- YOUR GOAL
The data below should be restated word for word, with every picture omitted.

- MATERIAL PROVIDED
********

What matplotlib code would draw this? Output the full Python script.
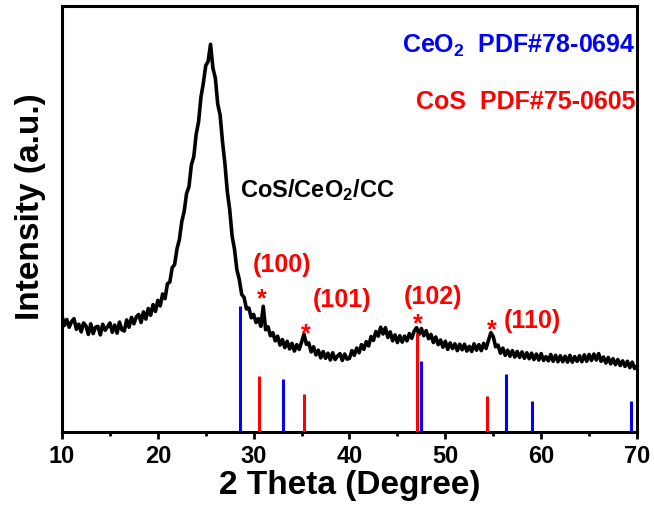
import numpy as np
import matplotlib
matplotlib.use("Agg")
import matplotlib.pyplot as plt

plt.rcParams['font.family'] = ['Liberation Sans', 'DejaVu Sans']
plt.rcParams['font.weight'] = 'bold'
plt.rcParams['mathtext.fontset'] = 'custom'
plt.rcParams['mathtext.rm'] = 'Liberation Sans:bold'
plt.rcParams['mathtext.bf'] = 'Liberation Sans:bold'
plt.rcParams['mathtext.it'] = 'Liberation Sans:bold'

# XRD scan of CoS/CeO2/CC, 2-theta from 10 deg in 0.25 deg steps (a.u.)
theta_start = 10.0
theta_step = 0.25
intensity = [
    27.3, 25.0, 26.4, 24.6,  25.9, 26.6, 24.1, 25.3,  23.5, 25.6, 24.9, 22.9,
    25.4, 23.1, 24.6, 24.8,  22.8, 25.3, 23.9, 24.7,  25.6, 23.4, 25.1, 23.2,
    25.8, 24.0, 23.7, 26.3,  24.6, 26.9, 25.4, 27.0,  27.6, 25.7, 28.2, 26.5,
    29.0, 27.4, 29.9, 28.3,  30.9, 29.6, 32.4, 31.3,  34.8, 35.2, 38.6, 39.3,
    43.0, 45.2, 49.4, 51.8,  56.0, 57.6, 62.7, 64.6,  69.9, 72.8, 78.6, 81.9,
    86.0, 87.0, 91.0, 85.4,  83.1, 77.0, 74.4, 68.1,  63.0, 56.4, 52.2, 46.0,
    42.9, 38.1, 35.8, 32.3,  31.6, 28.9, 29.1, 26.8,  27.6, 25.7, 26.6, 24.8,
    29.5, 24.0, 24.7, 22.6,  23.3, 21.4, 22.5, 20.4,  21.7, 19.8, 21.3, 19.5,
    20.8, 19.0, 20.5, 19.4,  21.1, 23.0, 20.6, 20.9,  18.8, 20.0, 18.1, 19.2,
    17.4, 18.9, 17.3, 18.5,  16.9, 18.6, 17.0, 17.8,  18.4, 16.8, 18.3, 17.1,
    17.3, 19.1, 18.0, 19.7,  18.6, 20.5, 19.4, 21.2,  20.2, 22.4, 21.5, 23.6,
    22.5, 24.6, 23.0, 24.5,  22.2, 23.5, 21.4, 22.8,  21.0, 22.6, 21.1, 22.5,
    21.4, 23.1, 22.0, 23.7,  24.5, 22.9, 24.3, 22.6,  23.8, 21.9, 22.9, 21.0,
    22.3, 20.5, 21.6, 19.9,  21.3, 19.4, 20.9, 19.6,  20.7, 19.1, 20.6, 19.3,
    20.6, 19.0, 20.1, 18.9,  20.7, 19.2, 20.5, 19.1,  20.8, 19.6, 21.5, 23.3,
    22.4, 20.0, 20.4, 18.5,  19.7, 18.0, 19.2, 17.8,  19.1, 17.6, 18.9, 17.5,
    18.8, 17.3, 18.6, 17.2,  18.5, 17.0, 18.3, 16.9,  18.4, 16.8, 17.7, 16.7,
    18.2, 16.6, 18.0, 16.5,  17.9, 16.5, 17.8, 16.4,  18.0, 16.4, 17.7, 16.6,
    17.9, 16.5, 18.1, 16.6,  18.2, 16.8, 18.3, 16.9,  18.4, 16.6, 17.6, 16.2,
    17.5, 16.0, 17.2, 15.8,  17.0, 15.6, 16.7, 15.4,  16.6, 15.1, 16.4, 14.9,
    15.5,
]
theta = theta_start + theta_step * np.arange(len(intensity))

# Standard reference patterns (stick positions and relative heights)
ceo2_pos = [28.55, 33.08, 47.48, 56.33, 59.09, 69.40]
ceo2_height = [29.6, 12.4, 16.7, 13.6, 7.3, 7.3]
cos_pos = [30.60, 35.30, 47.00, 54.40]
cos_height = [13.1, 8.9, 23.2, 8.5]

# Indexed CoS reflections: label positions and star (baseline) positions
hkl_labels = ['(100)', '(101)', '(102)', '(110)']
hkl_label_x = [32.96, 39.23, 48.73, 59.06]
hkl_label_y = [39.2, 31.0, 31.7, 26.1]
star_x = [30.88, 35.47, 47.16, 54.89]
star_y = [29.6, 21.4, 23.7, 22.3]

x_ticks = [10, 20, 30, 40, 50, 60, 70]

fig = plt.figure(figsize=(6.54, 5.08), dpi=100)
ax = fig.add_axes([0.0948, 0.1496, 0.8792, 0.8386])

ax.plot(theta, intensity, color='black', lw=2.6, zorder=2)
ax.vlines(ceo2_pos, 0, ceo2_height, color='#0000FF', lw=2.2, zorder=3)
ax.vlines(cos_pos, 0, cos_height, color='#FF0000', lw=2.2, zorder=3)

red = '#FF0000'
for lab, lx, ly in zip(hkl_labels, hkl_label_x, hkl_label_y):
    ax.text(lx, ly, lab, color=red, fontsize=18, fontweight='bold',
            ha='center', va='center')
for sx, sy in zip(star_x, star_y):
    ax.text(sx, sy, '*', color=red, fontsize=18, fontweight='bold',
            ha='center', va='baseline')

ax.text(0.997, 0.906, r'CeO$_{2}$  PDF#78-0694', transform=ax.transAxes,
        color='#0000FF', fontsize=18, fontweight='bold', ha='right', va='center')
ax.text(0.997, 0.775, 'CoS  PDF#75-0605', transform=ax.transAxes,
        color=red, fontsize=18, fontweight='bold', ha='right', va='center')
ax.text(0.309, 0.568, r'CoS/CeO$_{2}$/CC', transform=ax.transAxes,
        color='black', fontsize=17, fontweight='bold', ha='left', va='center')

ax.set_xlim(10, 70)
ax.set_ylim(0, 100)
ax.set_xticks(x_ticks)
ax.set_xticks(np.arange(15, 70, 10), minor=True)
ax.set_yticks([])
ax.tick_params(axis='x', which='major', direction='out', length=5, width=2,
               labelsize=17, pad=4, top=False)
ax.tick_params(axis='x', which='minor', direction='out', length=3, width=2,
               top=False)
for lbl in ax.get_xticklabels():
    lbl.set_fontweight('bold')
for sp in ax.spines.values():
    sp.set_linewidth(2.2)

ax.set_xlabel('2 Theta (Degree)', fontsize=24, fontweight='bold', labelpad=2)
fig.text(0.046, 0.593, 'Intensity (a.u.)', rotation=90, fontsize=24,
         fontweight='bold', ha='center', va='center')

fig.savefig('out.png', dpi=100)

********

- OUTPUT FOR THIS EXERCISE
What matplotlib code would draw this? Output the full Python script.
import numpy as np
import matplotlib
matplotlib.use("Agg")
import matplotlib.pyplot as plt

plt.rcParams['font.family'] = ['Liberation Sans', 'DejaVu Sans']
plt.rcParams['font.weight'] = 'bold'
plt.rcParams['mathtext.fontset'] = 'custom'
plt.rcParams['mathtext.rm'] = 'Liberation Sans:bold'
plt.rcParams['mathtext.bf'] = 'Liberation Sans:bold'
plt.rcParams['mathtext.it'] = 'Liberation Sans:bold'

# XRD scan of CoS/CeO2/CC, 2-theta from 10 deg in 0.25 deg steps (a.u.)
theta_start = 10.0
theta_step = 0.25
intensity = [
    27.3, 25.0, 26.4, 24.6,  25.9, 26.6, 24.1, 25.3,  23.5, 25.6, 24.9, 22.9,
    25.4, 23.1, 24.6, 24.8,  22.8, 25.3, 23.9, 24.7,  25.6, 23.4, 25.1, 23.2,
    25.8, 24.0, 23.7, 26.3,  24.6, 26.9, 25.4, 27.0,  27.6, 25.7, 28.2, 26.5,
    29.0, 27.4, 29.9, 28.3,  30.9, 29.6, 32.4, 31.3,  34.8, 35.2, 38.6, 39.3,
    43.0, 45.2, 49.4, 51.8,  56.0, 57.6, 62.7, 64.6,  69.9, 72.8, 78.6, 81.9,
    86.0, 87.0, 91.0, 85.4,  83.1, 77.0, 74.4, 68.1,  63.0, 56.4, 52.2, 46.0,
    42.9, 38.1, 35.8, 32.3,  31.6, 28.9, 29.1, 26.8,  27.6, 25.7, 26.6, 24.8,
    29.5, 24.0, 24.7, 22.6,  23.3, 21.4, 22.5, 20.4,  21.7, 19.8, 21.3, 19.5,
    20.8, 19.0, 20.5, 19.4,  21.1, 23.0, 20.6, 20.9,  18.8, 20.0, 18.1, 19.2,
    17.4, 18.9, 17.3, 18.5,  16.9, 18.6, 17.0, 17.8,  18.4, 16.8, 18.3, 17.1,
    17.3, 19.1, 18.0, 19.7,  18.6, 20.5, 19.4, 21.2,  20.2, 22.4, 21.5, 23.6,
    22.5, 24.6, 23.0, 24.5,  22.2, 23.5, 21.4, 22.8,  21.0, 22.6, 21.1, 22.5,
    21.4, 23.1, 22.0, 23.7,  24.5, 22.9, 24.3, 22.6,  23.8, 21.9, 22.9, 21.0,
    22.3, 20.5, 21.6, 19.9,  21.3, 19.4, 20.9, 19.6,  20.7, 19.1, 20.6, 19.3,
    20.6, 19.0, 20.1, 18.9,  20.7, 19.2, 20.5, 19.1,  20.8, 19.6, 21.5, 23.3,
    22.4, 20.0, 20.4, 18.5,  19.7, 18.0, 19.2, 17.8,  19.1, 17.6, 18.9, 17.5,
    18.8, 17.3, 18.6, 17.2,  18.5, 17.0, 18.3, 16.9,  18.4, 16.8, 17.7, 16.7,
    18.2, 16.6, 18.0, 16.5,  17.9, 16.5, 17.8, 16.4,  18.0, 16.4, 17.7, 16.6,
    17.9, 16.5, 18.1, 16.6,  18.2, 16.8, 18.3, 16.9,  18.4, 16.6, 17.6, 16.2,
    17.5, 16.0, 17.2, 15.8,  17.0, 15.6, 16.7, 15.4,  16.6, 15.1, 16.4, 14.9,
    15.5,
]
theta = theta_start + theta_step * np.arange(len(intensity))

# Standard reference patterns (stick positions and relative heights)
ceo2_pos = [28.55, 33.08, 47.48, 56.33, 59.09, 69.40]
ceo2_height = [29.6, 12.4, 16.7, 13.6, 7.3, 7.3]
cos_pos = [30.60, 35.30, 47.00, 54.40]
cos_height = [13.1, 8.9, 23.2, 8.5]

# Indexed CoS reflections: label positions and star (baseline) positions
hkl_labels = ['(100)', '(101)', '(102)', '(110)']
hkl_label_x = [32.96, 39.23, 48.73, 59.06]
hkl_label_y = [39.2, 31.0, 31.7, 26.1]
star_x = [30.88, 35.47, 47.16, 54.89]
star_y = [29.6, 21.4, 23.7, 22.3]

x_ticks = [10, 20, 30, 40, 50, 60, 70]

fig = plt.figure(figsize=(6.54, 5.08), dpi=100)
ax = fig.add_axes([0.0948, 0.1496, 0.8792, 0.8386])

ax.plot(theta, intensity, color='black', lw=2.6, zorder=2)
ax.vlines(ceo2_pos, 0, ceo2_height, color='#0000FF', lw=2.2, zorder=3)
ax.vlines(cos_pos, 0, cos_height, color='#FF0000', lw=2.2, zorder=3)

red = '#FF0000'
for lab, lx, ly in zip(hkl_labels, hkl_label_x, hkl_label_y):
    ax.text(lx, ly, lab, color=red, fontsize=18, fontweight='bold',
            ha='center', va='center')
for sx, sy in zip(star_x, star_y):
    ax.text(sx, sy, '*', color=red, fontsize=18, fontweight='bold',
            ha='center', va='baseline')

ax.text(0.997, 0.906, r'CeO$_{2}$  PDF#78-0694', transform=ax.transAxes,
        color='#0000FF', fontsize=18, fontweight='bold', ha='right', va='center')
ax.text(0.997, 0.775, 'CoS  PDF#75-0605', transform=ax.transAxes,
        color=red, fontsize=18, fontweight='bold', ha='right', va='center')
ax.text(0.309, 0.568, r'CoS/CeO$_{2}$/CC', transform=ax.transAxes,
        color='black', fontsize=17, fontweight='bold', ha='left', va='center')

ax.set_xlim(10, 70)
ax.set_ylim(0, 100)
ax.set_xticks(x_ticks)
ax.set_xticks(np.arange(15, 70, 10), minor=True)
ax.set_yticks([])
ax.tick_params(axis='x', which='major', direction='out', length=5, width=2,
               labelsize=17, pad=4, top=False)
ax.tick_params(axis='x', which='minor', direction='out', length=3, width=2,
               top=False)
for lbl in ax.get_xticklabels():
    lbl.set_fontweight('bold')
for sp in ax.spines.values():
    sp.set_linewidth(2.2)

ax.set_xlabel('2 Theta (Degree)', fontsize=24, fontweight='bold', labelpad=2)
fig.text(0.046, 0.593, 'Intensity (a.u.)', rotation=90, fontsize=24,
         fontweight='bold', ha='center', va='center')

fig.savefig('out.png', dpi=100)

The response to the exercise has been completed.